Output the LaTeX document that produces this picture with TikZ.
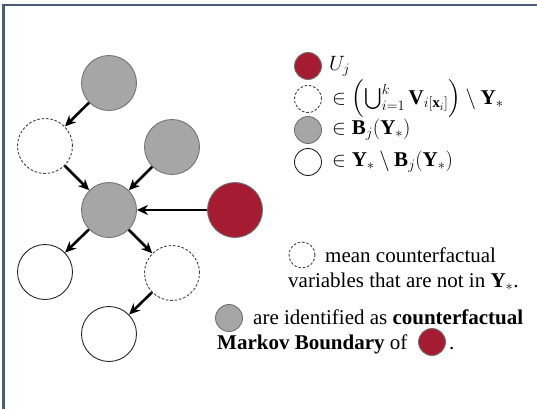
\documentclass[tikz,border=0pt]{standalone}
\usepackage{amsmath,amssymb}
\usepackage{fontspec}
\setmainfont{Liberation Serif}
\usepackage{tikz}
\usetikzlibrary{arrows.meta,positioning}
\definecolor{ured}{RGB}{165,28,50}
\definecolor{bgray}{RGB}{166,166,166}
\definecolor{frame}{RGB}{74,92,118}

\begin{document}
\begin{tikzpicture}[x=1pt,y=-1pt,
	bnd/.style={circle,draw=black!55,fill=bgray,line width=0.9pt,minimum size=55pt,inner sep=0pt},
	cf/.style={circle,draw=black!75,dash pattern=on 2.6pt off 1.8pt,line width=0.9pt,minimum size=55pt,inner sep=0pt},
	obs/.style={circle,draw=black!85,fill=white,line width=0.9pt,minimum size=55pt,inner sep=0pt},
	conf/.style={circle,draw=black!55,fill=ured,line width=0.9pt,minimum size=55pt,inner sep=0pt},
	sml/.style={minimum size=27pt},
	arr/.style={-{Stealth[length=11pt,width=10pt]},line width=2.6pt},
	txt/.style={inner sep=0pt,font=\fontsize{21}{25}\selectfont}]

	\useasboundingbox (0,0) rectangle (537,409);
	\draw[frame,line width=2.5pt] (3.5,409) -- (3.5,5) -- (537,5);

	% graph
	\node[bnd]  (g1) at (109,83)  {};
	\node[cf]   (d1) at (45,146)  {};
	\node[bnd]  (g2) at (172,147) {};
	\node[bnd]  (g3) at (109,210) {};
	\node[conf] (u)  at (235,210) {};
	\node[obs]  (w1) at (45,272)  {};
	\node[cf]   (d2) at (172,273) {};
	\node[obs]  (w2) at (109,334) {};

	\draw[arr] (g1)--(d1);
	\draw[arr] (d1)--(g3); \draw[arr] (g2)--(g3);
	\draw[arr] (u)--(g3);
	\draw[arr] (g3)--(w1); \draw[arr] (g3)--(d2);
	\draw[arr] (d2)--(w2);

	% legend
	\node[conf,sml] (lu) at (308,66)  {};
	\node[cf,sml]   (ld) at (308,99)  {};
	\node[bnd,sml]  (lg) at (308,130) {};
	\node[obs,sml]  (lw) at (308,162) {};
	\node[txt,anchor=west] (tu) at (329,66)  {$U_j$};
	\node[txt,anchor=west] (td) at (332,99)  {$\in \left(\bigcup_{i=1}^{k}\mathbf{V}_{i[\mathbf{x}_i]}\right)\setminus\mathbf{Y}_*$};
	\node[txt,anchor=west] (tg) at (332,130) {$\in \mathbf{B}_j(\mathbf{Y}_*)$};
	\node[txt,anchor=west] (tw) at (332,162) {$\in \mathbf{Y}_*\setminus\mathbf{B}_j(\mathbf{Y}_*)$};

	\node[cf,sml,minimum size=26pt] (nd) at (302,255) {};
	\node[txt,anchor=base west] (n1) at (325,262) {mean counterfactual};
	\node[txt,anchor=base west] (n2) at (288,287) {variables that are not in $\mathbf{Y}_*$.};

	\node[bnd,sml] (ng) at (229,318) {};
	\node[txt,anchor=base west] (m1) at (253,324) {are identified as \textbf{counterfactual}};
	\node[txt,anchor=base west] (m2) at (217,349) {\textbf{Markov Boundary} of};
	\node[conf,sml] (nu) at (432,342) {};
	\node[txt,anchor=base west] (m3) at (449,349) {.};
\end{tikzpicture}
\end{document}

**What this task involves:** The material above must be printed exactly, with its pictures left out.

**Written solution:**
Output the LaTeX document that produces this picture with TikZ.
\documentclass[tikz,border=0pt]{standalone}
\usepackage{amsmath,amssymb}
\usepackage{fontspec}
\setmainfont{Liberation Serif}
\usepackage{tikz}
\usetikzlibrary{arrows.meta,positioning}
\definecolor{ured}{RGB}{165,28,50}
\definecolor{bgray}{RGB}{166,166,166}
\definecolor{frame}{RGB}{74,92,118}

\begin{document}
\begin{tikzpicture}[x=1pt,y=-1pt,
	bnd/.style={circle,draw=black!55,fill=bgray,line width=0.9pt,minimum size=55pt,inner sep=0pt},
	cf/.style={circle,draw=black!75,dash pattern=on 2.6pt off 1.8pt,line width=0.9pt,minimum size=55pt,inner sep=0pt},
	obs/.style={circle,draw=black!85,fill=white,line width=0.9pt,minimum size=55pt,inner sep=0pt},
	conf/.style={circle,draw=black!55,fill=ured,line width=0.9pt,minimum size=55pt,inner sep=0pt},
	sml/.style={minimum size=27pt},
	arr/.style={-{Stealth[length=11pt,width=10pt]},line width=2.6pt},
	txt/.style={inner sep=0pt,font=\fontsize{21}{25}\selectfont}]

	\useasboundingbox (0,0) rectangle (537,409);
	\draw[frame,line width=2.5pt] (3.5,409) -- (3.5,5) -- (537,5);

	% graph
	\node[bnd]  (g1) at (109,83)  {};
	\node[cf]   (d1) at (45,146)  {};
	\node[bnd]  (g2) at (172,147) {};
	\node[bnd]  (g3) at (109,210) {};
	\node[conf] (u)  at (235,210) {};
	\node[obs]  (w1) at (45,272)  {};
	\node[cf]   (d2) at (172,273) {};
	\node[obs]  (w2) at (109,334) {};

	\draw[arr] (g1)--(d1);
	\draw[arr] (d1)--(g3); \draw[arr] (g2)--(g3);
	\draw[arr] (u)--(g3);
	\draw[arr] (g3)--(w1); \draw[arr] (g3)--(d2);
	\draw[arr] (d2)--(w2);

	% legend
	\node[conf,sml] (lu) at (308,66)  {};
	\node[cf,sml]   (ld) at (308,99)  {};
	\node[bnd,sml]  (lg) at (308,130) {};
	\node[obs,sml]  (lw) at (308,162) {};
	\node[txt,anchor=west] (tu) at (329,66)  {$U_j$};
	\node[txt,anchor=west] (td) at (332,99)  {$\in \left(\bigcup_{i=1}^{k}\mathbf{V}_{i[\mathbf{x}_i]}\right)\setminus\mathbf{Y}_*$};
	\node[txt,anchor=west] (tg) at (332,130) {$\in \mathbf{B}_j(\mathbf{Y}_*)$};
	\node[txt,anchor=west] (tw) at (332,162) {$\in \mathbf{Y}_*\setminus\mathbf{B}_j(\mathbf{Y}_*)$};

	\node[cf,sml,minimum size=26pt] (nd) at (302,255) {};
	\node[txt,anchor=base west] (n1) at (325,262) {mean counterfactual};
	\node[txt,anchor=base west] (n2) at (288,287) {variables that are not in $\mathbf{Y}_*$.};

	\node[bnd,sml] (ng) at (229,318) {};
	\node[txt,anchor=base west] (m1) at (253,324) {are identified as \textbf{counterfactual}};
	\node[txt,anchor=base west] (m2) at (217,349) {\textbf{Markov Boundary} of};
	\node[conf,sml] (nu) at (432,342) {};
	\node[txt,anchor=base west] (m3) at (449,349) {.};
\end{tikzpicture}
\end{document}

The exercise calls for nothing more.